Nordkapp (North Cape) is a small plateau with a 300m high cliff that plunges into the Arctic ocean. Regarded as a rite of passage for any explorer, Nordkapp has claimed the title ‘the northernmost point of mainland Europe’. However, the locals are quick to point out that their famous tourist attraction is actually on Magerøya (Lean Island) and to the left is point Knivskjellodden which is actually 1500m further north.
Even though Nordkapp is open all year, the most popular time to visit is late June when the midnight sun peaks. Honningsvåg is the last town before Nordkapp. This is where thousands of tourists take the bus through the Nordkapp underwater tunnel and over the barren hills to see the edge of the world. In summer you can see reindeer grazing on the moss and sea birds flying overhead. You can make a stop off at Gjesvær, a little fishing village that has a tour boat out to the largest sea bird colony in Norway. Along the way, you might see the old shelters left behind from the war. Rather than being evacuated by the occupying Germans, whole families escaped into the island wilderness to wait out the war. The cliffs also have remnants of past explorers who had to climb their way up using ropes and nails before there was a connection from the mainland. Even 19th century Ladies were known to brave the rocky cliffs in heeled shoes, to catch a glimpse of the Nordic heavens.
The Nordkapp carpark is often filled with hundreds of tourist buses. It can be quite a trek through the buses to the Nordkapphallen tourist centre. The centre has various displays about the history and industry of Nordkapp and a panoramic cinema that presents a birds-eye view of Nordkapp and surrounding areas. The centre has the usual cafe/bistro, toilets and souvenir shop, but downstairs is a bar lounge/function room with an unusual lighting design and a giant window in the cliff wall that showcases the midnight sun. A fun memento is to send home a postcard from the northernmost post office in the world.

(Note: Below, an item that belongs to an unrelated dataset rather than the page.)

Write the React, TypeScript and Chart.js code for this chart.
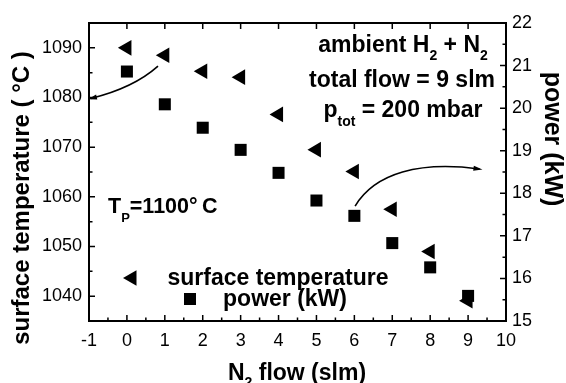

Outside is why you came and where you want to be. The atmosphere is calm and gentle, as if the Arctic is too elegant for time – but the crisp air makes you alive and keeps you moving (otherwise your toes would freeze off). The view is very unexpected. You can’t look away because nature is suddenly talking to you. There are other monuments to see, like the Children of the World sculptures, but nothing beats seeing the midnight sun from the lookout.

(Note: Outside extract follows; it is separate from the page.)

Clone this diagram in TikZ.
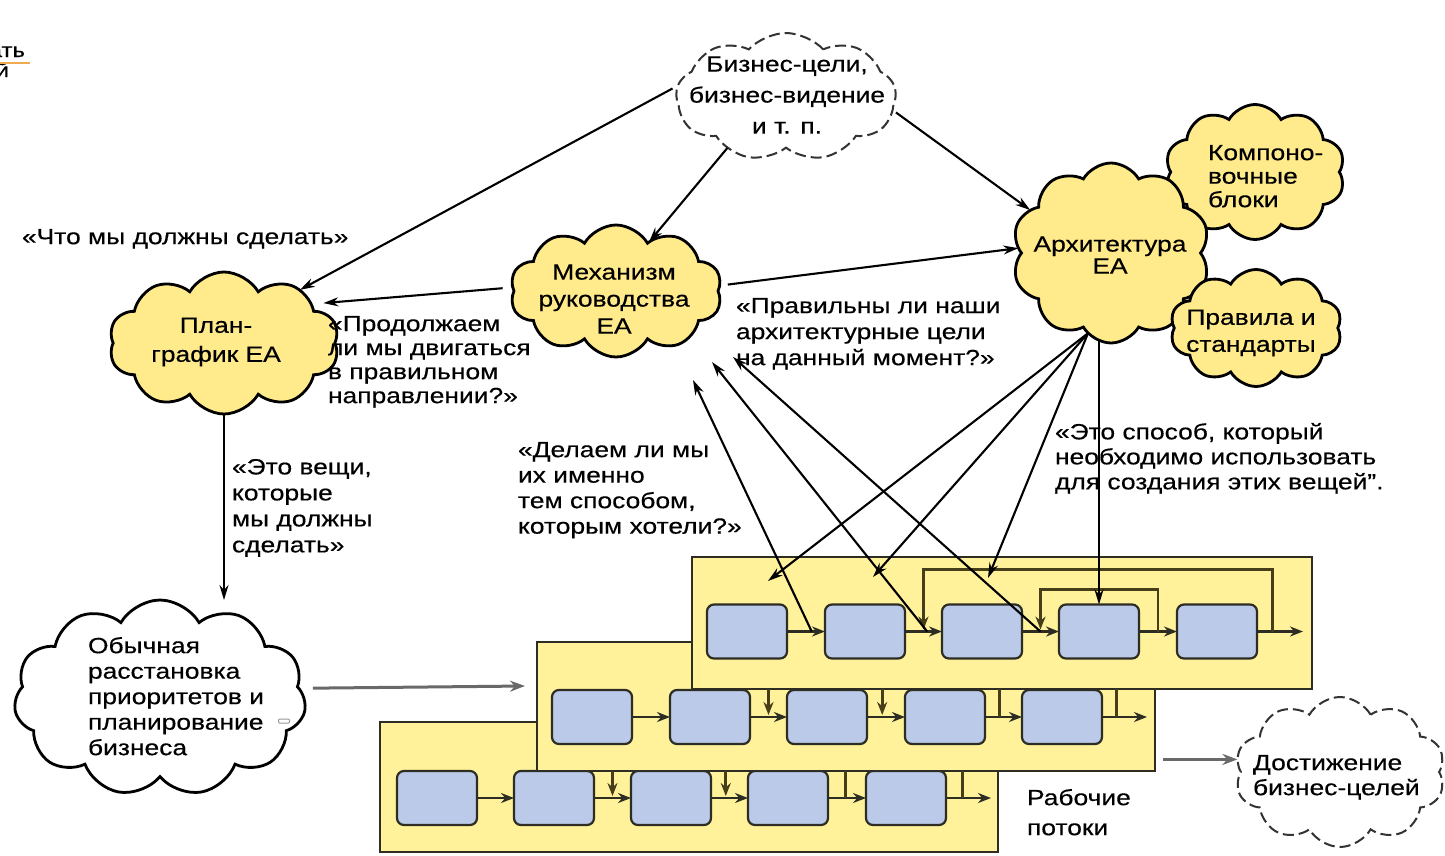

So, is Nordkapp worth it? If you love nature and ‘awe’ at its beauty, then definitely yes!
Both the Nordkapp tunnel and Nordkapp site costs – per person and car. This money is used to help preserve and restore the environment from all the tourist traffic – so it’s a responsible fee.
Clothes: Make sure you dress very warm with solid warm shoes – even though there is heating in the centre you will want to go outside to the cliff to get the best views. The Arctic air is fresh and crisp but the winds of the North can still give you the shivers even in the hottest summers.